Why are we talking about Fort Knox today? Sometimes we go in to a risk assessment and our client worries that we want to turn their school or campus or building into Fort Knox. They’re worried that we’re going to recommend fortified fences, cameras in every crevice of the campus, alarms on every single door, a visitor management policy that prohibits all visitors, electronic access control measures on every single ingress/egress point, and armed guards at every entrance and roving the campus.

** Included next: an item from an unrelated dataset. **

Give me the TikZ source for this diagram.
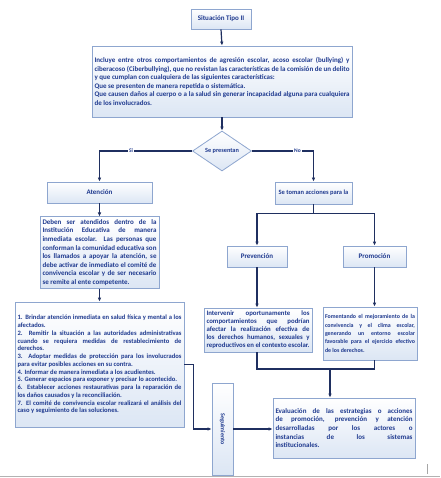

Listen, we do believe in the importance of physical security measures such as fences, alarms, cameras, access control, and guards. But unless your culture and policies reflect a commitment to safety, you could be as heavily fortified as Fort Knox and still be vulnerable. You could have card readers at every single door in the facility, but if people routinely leave doors ajar, the technology has done you no good. You could have CCTV cameras on every inch of the campus, but if no one is watching the displays in real time, the technology has not improved your security. You could have a visitor management policy that checks all identification with registered sex offenders, but if you have areas of the campus that are wide open (i.e., no fences) and people can simply walk on to campus without going through a security check point, then your technology has not made the campus a safer place.
Technology is not a crutch. Without instilling proper values and policies to create a culture of safety, physical security measures can only go so far in protecting your people.